Folks were smiling in Redmond today with Microsoft shares up nearly 12 percent, to $35.76 a share. We all feel a little fatter, especially Bill Gates, who grew $2.67 billion richer today after Microsoft trounced analysts' estimates for sales and profit, propelling the shares to their highest level in six years. We haven't seen gains like this since the tech boom in 2000, when the stock was worth almost twice today's price.

 

Apparently we have mostly Windows Vista and Halo 3 to thank for the renewed investor interest, but it’s been a tremendous year for many products:

 

· 88 million copies of Vista have been sold to date;

· Halo 3 generated $330 million in revenue;

· Xbox 360 console unit sales increased 90 percent;

· Windows Server's premium enterprise edition were up 35 percent year-over-year;

· The Windows Server 2008 Release Candidate was downloaded more than one million times in its first month;

· Unit and revenue growth of SQL Server were both up more than 15 percent;

· Client revenues, including those for Vista, are expected to grow 62-64 percent year-over-year in the current fiscal Q2, or 13-14 percent excluding certain revenue deferrals in the prior year;

· Microsoft Business Division revenues, including those for Office, are expected to grow 15-16 percent in Q2 after normalizing for impact of technology guarantees and pre-shipment deferrals in the prior year;

· A beta version of Office Communications Server has been downloaded 80,000 times.

 

For its first quarter, Microsoft reported net income of $4.29 billion, or 45 cents a share, a 23 percent rise compared with a year earlier.

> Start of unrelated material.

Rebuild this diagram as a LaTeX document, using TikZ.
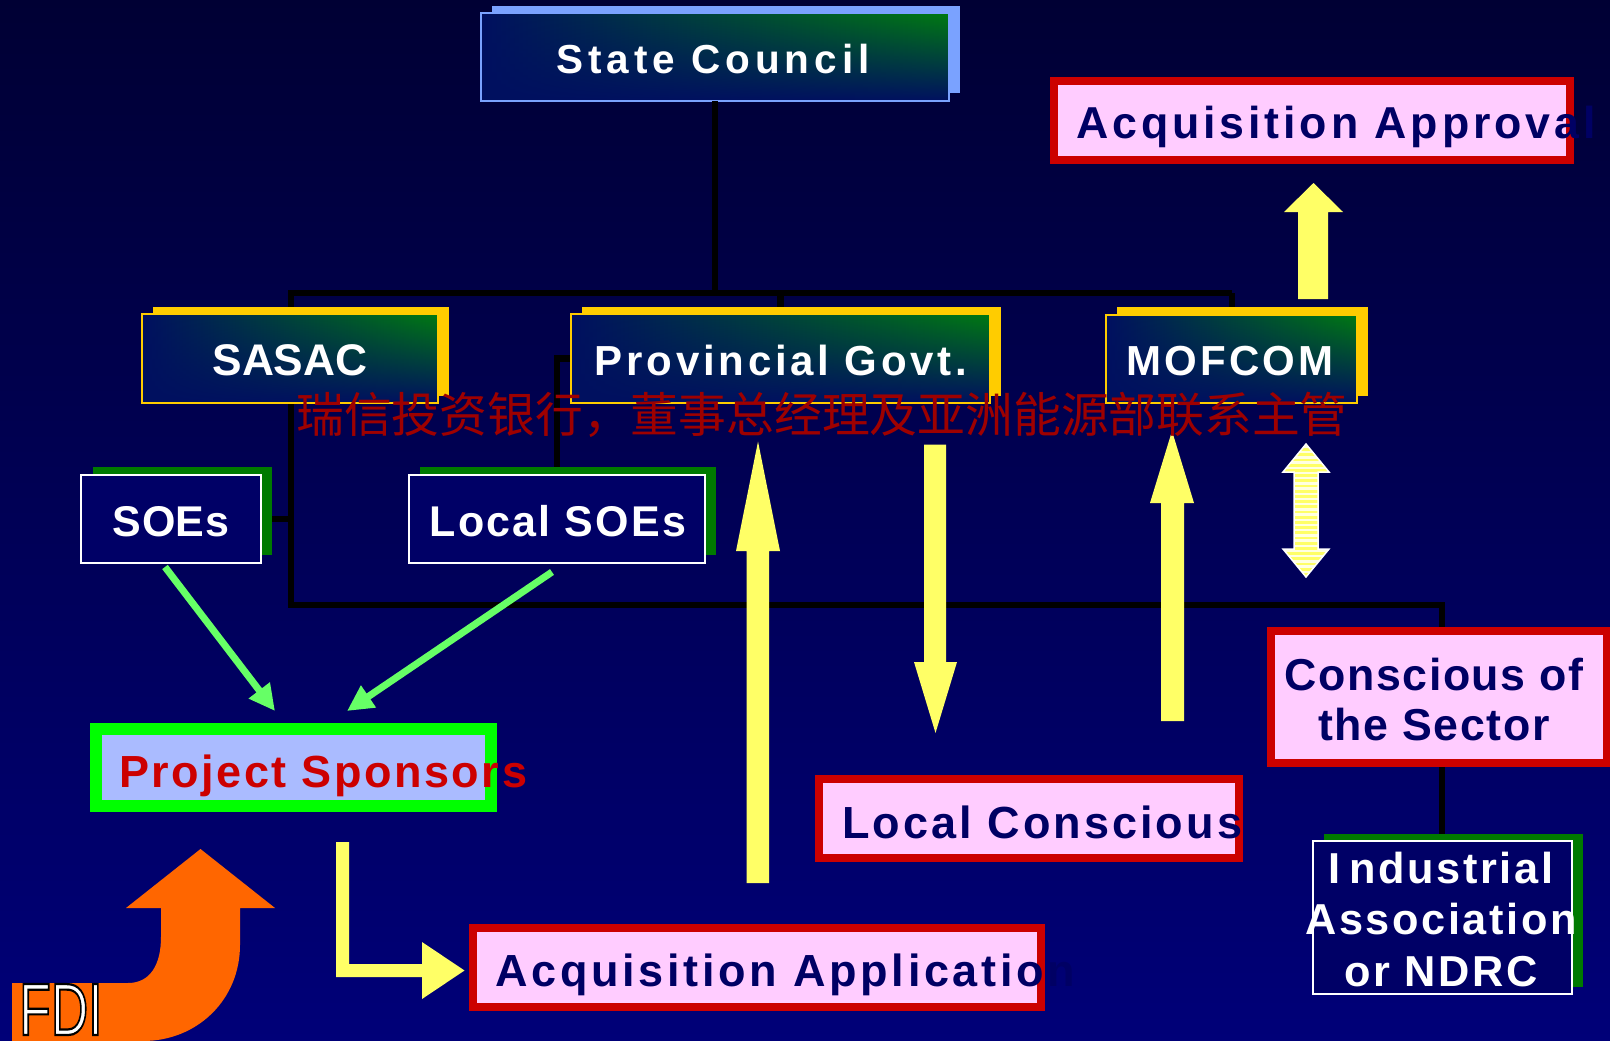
\documentclass[tikz,border=0pt]{standalone}
\usepackage{fontspec}
\usepackage{graphicx}
\setmainfont{Liberation Sans}
\newfontfamily\cjkfont{Noto Sans CJK SC}
\newfontfamily\fdifont{Liberation Sans}[FakeBold=3]
\usetikzlibrary{arrows.meta,fadings}
\definecolor{bgtop}{RGB}{0,0,52}
\definecolor{bgbot}{RGB}{0,0,120}
\definecolor{gnavy}{RGB}{0,16,96}
\definecolor{ggreen}{RGB}{0,122,18}
\definecolor{sky}{RGB}{122,162,255}
\definecolor{gold}{RGB}{255,204,0}
\definecolor{pinkfill}{RGB}{255,204,255}
\definecolor{redline}{RGB}{204,0,0}
\definecolor{navytext}{RGB}{0,0,100}
\definecolor{shadgreen}{RGB}{0,122,0}
\definecolor{boxnavy}{RGB}{0,0,102}
\definecolor{lime}{RGB}{0,255,0}
\definecolor{periw}{RGB}{170,187,255}
\definecolor{lightgreen}{RGB}{102,255,102}
\definecolor{yel}{RGB}{255,255,102}
\definecolor{paleyel}{RGB}{255,255,225}
\definecolor{orng}{RGB}{255,102,0}
\definecolor{cjkred}{RGB}{158,0,0}
\tikzfading[name=boxfade, top color=transparent!100, middle color=transparent!85, bottom color=transparent!0]
\newcommand{\lsp}[1]{\addfontfeature{LetterSpace=#1}}
\tikzset{
  govbox/.style={rectangle, inner sep=0pt, outer sep=0pt, left color=gnavy, right color=ggreen,
    postaction={fill=gnavy, path fading=boxfade},
    postaction={draw=#1, line width=2pt}},
  pinkbox/.style={rectangle, inner sep=0pt, outer sep=0pt, draw=redline, line width=8pt, fill=pinkfill},
  psbox/.style={rectangle, inner sep=0pt, outer sep=0pt, draw=lime, line width=12pt, fill=periw},
  whitebox/.style={rectangle, inner sep=0pt, outer sep=0pt, draw=white, line width=2pt, fill=boxnavy},
  conn/.style={draw=black, line width=6.5pt},
  garrow/.style={draw=lightgreen, line width=7pt, -{Triangle[length=26pt,width=25pt]}},
  yarrow/.style={fill=yel},
  txt/.style={inner sep=0pt, anchor=base},
  txtw/.style={inner sep=0pt, anchor=base west},
}
\begin{document}
\begin{tikzpicture}[x=1pt,y=-1pt]
\useasboundingbox (0,0) rectangle (1610,1041);
\shade[top color=bgtop, bottom color=bgbot] (0,0) rectangle (1610,1041);

% ---------- top box ----------
\fill[sky] (492,6) rectangle (960,93);
\node[govbox=sky, minimum width=468pt, minimum height=88pt] (sc) at (715,57) {};

\coordinate (hl) at (291,293);
\coordinate (hr) at (1232,293);
\coordinate (bl) at (291,605);
\coordinate (br) at (1442,605);
\path (290,358.5) coordinate (sasacc) (780.5,358.5) coordinate (provc) (1231.5,359) coordinate (mofc)
      (171,519) coordinate (soesc) (557,519) coordinate (lsoesc) (1439,697) coordinate (csc) (1442.5,917.5) coordinate (iac);

% connectors (drawn under boxes)
\draw[conn] (sc.south) -- (sc.south |- hl);
\draw[conn] (hr) -- (hl) -- (bl) -- (br) -- (br |- csc);
\draw[conn] (provc |- hl) -- (provc);
\draw[conn] (hr) -- (hr |- mofc);
\draw[conn] (soesc) -- (soesc -| hl);
\draw[conn] (provc) -| (lsoesc);
\draw[conn] (br |- csc) -- (br |- iac);

% government boxes
\fill[gold] (153,307) rectangle (449,396);
\node[govbox=gold, minimum width=296pt, minimum height=89pt] (sasac) at (sasacc) {};
\fill[gold] (582,307) rectangle (1001,396);
\node[govbox=gold, minimum width=419pt, minimum height=89pt] (prov) at (provc) {};
\fill[gold] (1117,307) rectangle (1368,396);
\node[govbox=gold, minimum width=251pt, minimum height=88pt] (mof) at (mofc) {};

% SOE boxes
\fill[shadgreen] (93,467) rectangle (272,555);
\node[whitebox, minimum width=180pt, minimum height=88pt] (soes) at (soesc) {};
\fill[shadgreen] (420,467) rectangle (716,555);
\node[whitebox, minimum width=296pt, minimum height=88pt] (lsoes) at (lsoesc) {};

% pink boxes
\node[pinkbox, minimum width=516pt, minimum height=79pt] (appr) at (1312,120.5) {};
\node[pinkbox, minimum width=420pt, minimum height=79pt] (lc) at (1029,818.5) {};
\node[pinkbox, minimum width=568pt, minimum height=79pt] (aa) at (757,967.5) {};
\node[pinkbox, minimum width=336pt, minimum height=132pt] (cs) at (csc) {};

% project sponsors
\node[psbox, minimum width=395pt, minimum height=77pt] (ps) at (293.5,767.5) {};

% industrial association
\fill[shadgreen] (1324,834) rectangle (1583,987);
\node[whitebox, minimum width=259pt, minimum height=153pt] (ia) at (iac) {};

% ---------- yellow block arrows ----------
\fill[yarrow] (1298,299) -- (1298,212) -- (1284,212) -- (1313.5,183) -- (1343,212) -- (1328,212) -- (1328,299) -- cycle;
\fill[yarrow] (746.5,883) -- (746.5,551) -- (736,551) -- (758,441.5) -- (780,551) -- (769,551) -- (769,883) -- cycle;
\fill[yarrow] (924,444.6) -- (924,662) -- (914,662) -- (935.5,733) -- (957,662) -- (946,662) -- (946,444.6) -- cycle;
\fill[yarrow] (1161,721) -- (1161,503) -- (1150,503) -- (1172,431) -- (1194,503) -- (1184,503) -- (1184,721) -- cycle;
\fill[yarrow] (336,842) -- (349,842) -- (349,964) -- (422,964) -- (422,942) -- (464.5,970.5) -- (422,999) -- (422,977) -- (336,977) -- cycle;

% double arrow with stripes
\begin{scope}
\clip (1306,444) -- (1329,472) -- (1318,472) -- (1318,549) -- (1329,549) -- (1306,577) -- (1283,549) -- (1294,549) -- (1294,472) -- (1283,472) -- cycle;
\fill[yel] (1278,440) rectangle (1335,580);
\foreach \k in {0,...,25} \draw[paleyel, line width=2.3pt] (1278,447+5.2*\k) -- (1335,447+5.2*\k);
\end{scope}
\draw[white, line width=1.5pt] (1306,444) -- (1329,472) -- (1318,472) -- (1318,549) -- (1329,549) -- (1306,577) -- (1283,549) -- (1294,549) -- (1294,472) -- (1283,472) -- cycle;

% green arrows
\coordinate (g1s) at (165,567);
\coordinate (g1e) at (275,711);
\coordinate (g2s) at (552,572);
\coordinate (g2e) at (347,711);
\draw[garrow] (g1s) -- (g1e);
\draw[garrow] (g2s) -- (g2e);

% FDI arrow
\fill[orng] (12,983) -- (128,983) .. controls (150,983) and (161,965) .. (161,937) -- (161,908) -- (126,908) -- (200.5,849) -- (275,908) -- (240,908) -- (240,945) .. controls (240,1000) and (197,1041) .. (143,1041) -- (12,1041) -- cycle;

% ---------- texts ----------
\node[txt, text=white, font=\bfseries\fontsize{40.5}{45}\selectfont] (t-sc) at (713,74) {\lsp{12.2}State Council};
\node[txt, text=white, font=\bfseries\fontsize{44.3}{50}\selectfont] (t-sasac) at (290,375) {SASAC};
\node[txt, text=white, font=\bfseries\fontsize{42}{48}\selectfont] (t-prov) at (781,375) {\lsp{9}Provincial Govt.};
\node[txt, text=white, font=\bfseries\fontsize{42}{48}\selectfont] (t-mof) at (1230,375) {\lsp{7.5}MOFCOM};
\node[txt, text=white, font=\bfseries\fontsize{43}{48}\selectfont] (t-soes) at (171,536) {\lsp{1}SOEs};
\node[txt, text=white, font=\bfseries\fontsize{43}{48}\selectfont] (t-lsoes) at (558,536) {\lsp{5}Local SOEs};
\node[txtw, text=redline, font=\bfseries\fontsize{45}{50}\selectfont] (t-ps) at (119,787) {\lsp{5.6}Project Sponsors};
\node[txtw, text=navytext, font=\bfseries\fontsize{44.7}{50}\selectfont] (t-appr) at (1076,139) {\lsp{8.7}Acquisition Approval};
\node[txtw, text=navytext, font=\bfseries\fontsize{45}{50}\selectfont] (t-lc) at (842,838) {\lsp{6.8}Local Conscious};
\node[txtw, text=navytext, font=\bfseries\fontsize{45}{50}\selectfont] (t-aa) at (495,986) {\lsp{8.2}Acquisition Application};
\node[txt, align=center, text=navytext, font=\bfseries\fontsize{44.7}{50}\selectfont] (t-cs) at (1434,740) {\lsp{3.5}Conscious of\\\lsp{3.5}the Sector};
\node[txt, align=center, text=white, font=\bfseries\fontsize{43.3}{51.5}\selectfont] (t-ia) at (1441,986) {\lsp{6}I\kern9pt ndustrial\\\lsp{6}Association\\\lsp{6}or NDRC};
\node[txtw, text=white] (t-fdi) at (19,1035) {\scalebox{0.7}[1]{\fdifont\fontsize{74}{80}\selectfont\special{pdf:literal direct 0 0 0 RG}FDI}};

% Chinese overlay
\node[txt, text=cjkred, font=\cjkfont\fontsize{47.8}{50}\selectfont] (t-cjk) at (822,432) {瑞信投资银行，董事总经理及亚洲能源部联系主管};
\end{tikzpicture}
\end{document}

Analysts had predicted 39 cents a share. Microsoft reported revenue of $13.76 billion, an increase of 27 percent from a year earlier. The consensus revenue estimate of securities analysts, compiled by Thomson Financial, was just under $12.6 billion.

 

In an interview, Christopher P. Liddell, Microsoft’s chief financial officer, said the company had “outperformed expectations pretty much across the board,” led by the performance of its personal computer software products. Sales in the Windows group rose 25 percent, to more than $4.14 billion, while the Office division reported a 20 percent increase in sales, to $4.11 billion.